TASK DIRECTIONS –
Would you transcribe the listing that follows, character for character, and omit its images?

--- start ITEMS ---

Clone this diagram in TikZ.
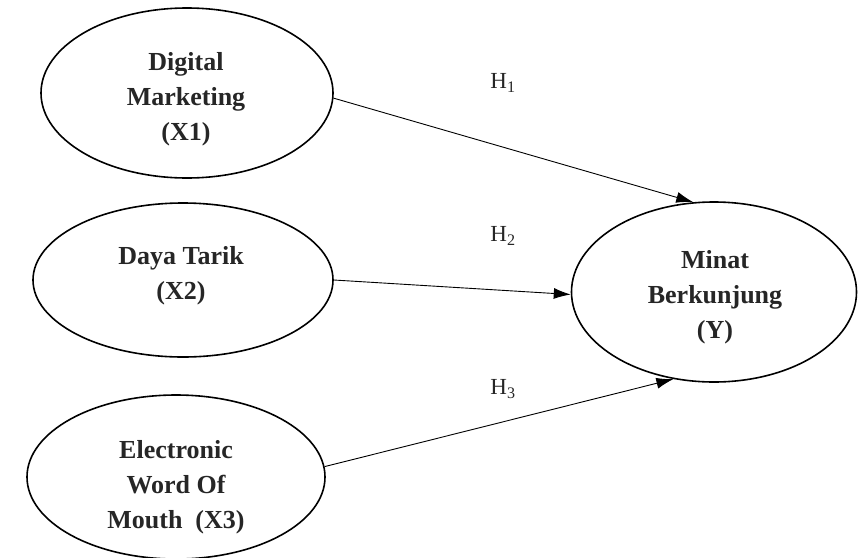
\documentclass[tikz,border=0pt]{standalone}
\usepackage{fontspec}
\setmainfont{Liberation Serif}
\usetikzlibrary{shapes.geometric,arrows.meta}
\begin{document}
\begin{tikzpicture}[x=1pt,y=-1pt,
  var/.style={ellipse, draw, line width=1.6pt, inner sep=0pt},
  vartext/.style={align=center, inner sep=0pt,
    font=\fontsize{26}{35}\selectfont\bfseries, text=black!85},
  hyp/.style={font=\fontsize{23}{27}\selectfont, text=black!85},
  link/.style={-{Latex[length=17pt,width=11pt]}, line width=0.9pt}]
\useasboundingbox (0,0) rectangle (861,557);
\clip (0,0) rectangle (861,557);
\fill[white] (0,0) rectangle (861,557);
\node[var, minimum width=292pt, minimum height=170pt] (x1) at (187,93) {};
\node[var, minimum width=300pt, minimum height=154pt] (x2) at (183,280) {};
\node[var, minimum width=298pt, minimum height=164pt] (x3) at (176,477) {};
\node[var, minimum width=285pt, minimum height=180pt] (y) at (714,292) {};
\node[vartext] (x1t) at (186,99) {Digital\\Marketing\\(X1)};
\node[vartext] (x2t) at (181,276) {Daya Tarik\\(X2)};
\node[vartext] (x3t) at (176,487) {Electronic\\Word Of\\Mouth\ \ (X3)};
\node[vartext] (yt) at (715,297) {Minat\\Berkunjung\\(Y)};
\node[hyp] (h1) at (503,83) {H\textsubscript{1}};
\node[hyp] (h2) at (503,236) {H\textsubscript{2}};
\node[hyp] (h3) at (503,389) {H\textsubscript{3}};
\draw[link] (x1.-2) -- (y.103);
\draw[link] (x2.east) -- (y.181);
\draw[link] (x3.4) -- (y.245);
\end{tikzpicture}
\end{document}
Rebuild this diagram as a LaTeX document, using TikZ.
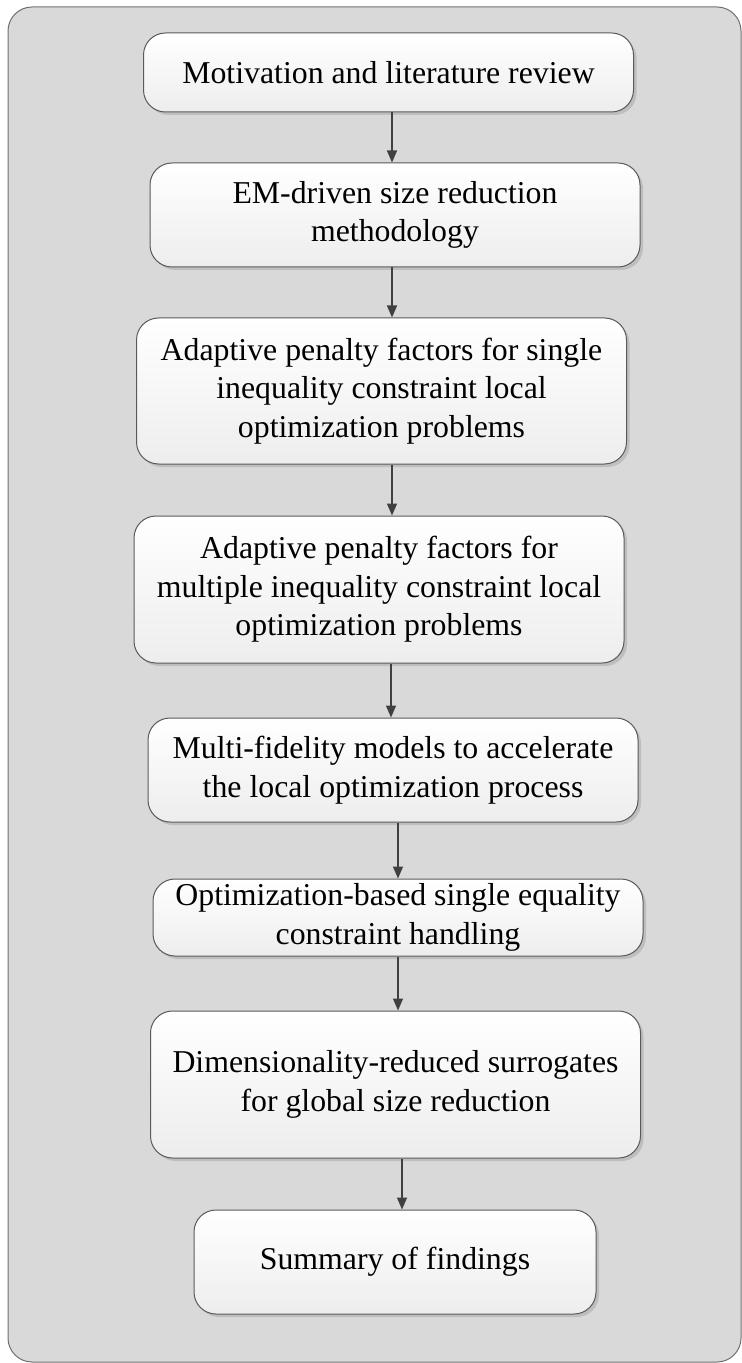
\documentclass[tikz,border=0pt]{standalone}
\usepackage{fontspec}
\setmainfont{Liberation Serif}
\usetikzlibrary{arrows.meta, positioning, shadows}
\definecolor{ink}{HTML}{404040}
\definecolor{edge}{HTML}{5A5A5A}
\definecolor{frame}{HTML}{707070}
\definecolor{panel}{HTML}{D9D9D9}

\begin{document}
\begin{tikzpicture}[node distance=25pt,
    stage/.style={draw=edge, line width=0.5pt, rounded corners=11pt, top color=white, bottom color=black!7,
      minimum width=245pt, inner xsep=4pt, inner ysep=1pt, align=center,
      font=\fontsize{15.9pt}{19.3pt}\selectfont,
      drop shadow={shadow xshift=1.5pt, shadow yshift=-1.5pt, opacity=0.12, fill=black}},
    link/.style={draw=ink, line width=0.75pt, -{Triangle[length=6pt, width=5pt]}}]
    \useasboundingbox (0,0) rectangle (371pt,-681.5pt);
    % panel
    \draw[fill=panel, draw=frame, line width=0.5pt, rounded corners=12pt] (4pt,-3.5pt) rectangle (370.5pt,-681pt);
    % stages
    \node[stage, minimum height=39.5pt] (mot) at (194.25pt,-36.25pt) {Motivation and literature review};
    \node[stage, minimum height=52pt, below=25pt of mot, xshift=3.25pt] (em) {EM-driven size reduction\\ methodology};
    \node[stage, minimum height=73pt, below=25pt of em, xshift=-6.75pt] (single) {Adaptive penalty factors for single\\ inequality constraint local\\ optimization problems};
    \node[stage, minimum height=73.5pt, below=25.5pt of single, xshift=-1.25pt] (multi) {Adaptive penalty factors for\\ multiple inequality constraint local\\ optimization problems};
    \node[stage, minimum height=52pt, below=27pt of multi, xshift=7pt] (mf) {Multi-fidelity models to accelerate\\ the local optimization process};
    \node[stage, minimum height=38.5pt, below=28pt of mf, xshift=2.5pt] (eq) {Optimization-based single equality\\ constraint handling};
    \node[stage, minimum height=73.5pt, below=27pt of eq, xshift=-1.25pt] (dim) {Dimensionality-reduced surrogates\\ for global size reduction};
    \node[stage, minimum height=52pt, minimum width=201pt, below=25.5pt of dim, xshift=-0.25pt] (sum) {Summary of findings};
    % arrows
    \foreach \a/\b/\x in {mot/em/196, em/single/196, single/multi/196, multi/mf/195.5, mf/eq/199, eq/dim/199, dim/sum/201}
      \draw[link] (\a.south -| \x pt,0) -- (\b.north -| \x pt,0);
\end{tikzpicture}
\end{document}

--- end ITEMS ---

SOLUTION FOR THIS PROBLEM –
Clone this diagram in TikZ.
\documentclass[tikz,border=0pt]{standalone}
\usepackage{fontspec}
\setmainfont{Liberation Serif}
\usetikzlibrary{shapes.geometric,arrows.meta}
\begin{document}
\begin{tikzpicture}[x=1pt,y=-1pt,
  var/.style={ellipse, draw, line width=1.6pt, inner sep=0pt},
  vartext/.style={align=center, inner sep=0pt,
    font=\fontsize{26}{35}\selectfont\bfseries, text=black!85},
  hyp/.style={font=\fontsize{23}{27}\selectfont, text=black!85},
  link/.style={-{Latex[length=17pt,width=11pt]}, line width=0.9pt}]
\useasboundingbox (0,0) rectangle (861,557);
\clip (0,0) rectangle (861,557);
\fill[white] (0,0) rectangle (861,557);
\node[var, minimum width=292pt, minimum height=170pt] (x1) at (187,93) {};
\node[var, minimum width=300pt, minimum height=154pt] (x2) at (183,280) {};
\node[var, minimum width=298pt, minimum height=164pt] (x3) at (176,477) {};
\node[var, minimum width=285pt, minimum height=180pt] (y) at (714,292) {};
\node[vartext] (x1t) at (186,99) {Digital\\Marketing\\(X1)};
\node[vartext] (x2t) at (181,276) {Daya Tarik\\(X2)};
\node[vartext] (x3t) at (176,487) {Electronic\\Word Of\\Mouth\ \ (X3)};
\node[vartext] (yt) at (715,297) {Minat\\Berkunjung\\(Y)};
\node[hyp] (h1) at (503,83) {H\textsubscript{1}};
\node[hyp] (h2) at (503,236) {H\textsubscript{2}};
\node[hyp] (h3) at (503,389) {H\textsubscript{3}};
\draw[link] (x1.-2) -- (y.103);
\draw[link] (x2.east) -- (y.181);
\draw[link] (x3.4) -- (y.245);
\end{tikzpicture}
\end{document}
Rebuild this diagram as a LaTeX document, using TikZ.
\documentclass[tikz,border=0pt]{standalone}
\usepackage{fontspec}
\setmainfont{Liberation Serif}
\usetikzlibrary{arrows.meta, positioning, shadows}
\definecolor{ink}{HTML}{404040}
\definecolor{edge}{HTML}{5A5A5A}
\definecolor{frame}{HTML}{707070}
\definecolor{panel}{HTML}{D9D9D9}

\begin{document}
\begin{tikzpicture}[node distance=25pt,
    stage/.style={draw=edge, line width=0.5pt, rounded corners=11pt, top color=white, bottom color=black!7,
      minimum width=245pt, inner xsep=4pt, inner ysep=1pt, align=center,
      font=\fontsize{15.9pt}{19.3pt}\selectfont,
      drop shadow={shadow xshift=1.5pt, shadow yshift=-1.5pt, opacity=0.12, fill=black}},
    link/.style={draw=ink, line width=0.75pt, -{Triangle[length=6pt, width=5pt]}}]
    \useasboundingbox (0,0) rectangle (371pt,-681.5pt);
    % panel
    \draw[fill=panel, draw=frame, line width=0.5pt, rounded corners=12pt] (4pt,-3.5pt) rectangle (370.5pt,-681pt);
    % stages
    \node[stage, minimum height=39.5pt] (mot) at (194.25pt,-36.25pt) {Motivation and literature review};
    \node[stage, minimum height=52pt, below=25pt of mot, xshift=3.25pt] (em) {EM-driven size reduction\\ methodology};
    \node[stage, minimum height=73pt, below=25pt of em, xshift=-6.75pt] (single) {Adaptive penalty factors for single\\ inequality constraint local\\ optimization problems};
    \node[stage, minimum height=73.5pt, below=25.5pt of single, xshift=-1.25pt] (multi) {Adaptive penalty factors for\\ multiple inequality constraint local\\ optimization problems};
    \node[stage, minimum height=52pt, below=27pt of multi, xshift=7pt] (mf) {Multi-fidelity models to accelerate\\ the local optimization process};
    \node[stage, minimum height=38.5pt, below=28pt of mf, xshift=2.5pt] (eq) {Optimization-based single equality\\ constraint handling};
    \node[stage, minimum height=73.5pt, below=27pt of eq, xshift=-1.25pt] (dim) {Dimensionality-reduced surrogates\\ for global size reduction};
    \node[stage, minimum height=52pt, minimum width=201pt, below=25.5pt of dim, xshift=-0.25pt] (sum) {Summary of findings};
    % arrows
    \foreach \a/\b/\x in {mot/em/196, em/single/196, single/multi/196, multi/mf/195.5, mf/eq/199, eq/dim/199, dim/sum/201}
      \draw[link] (\a.south -| \x pt,0) -- (\b.north -| \x pt,0);
\end{tikzpicture}
\end{document}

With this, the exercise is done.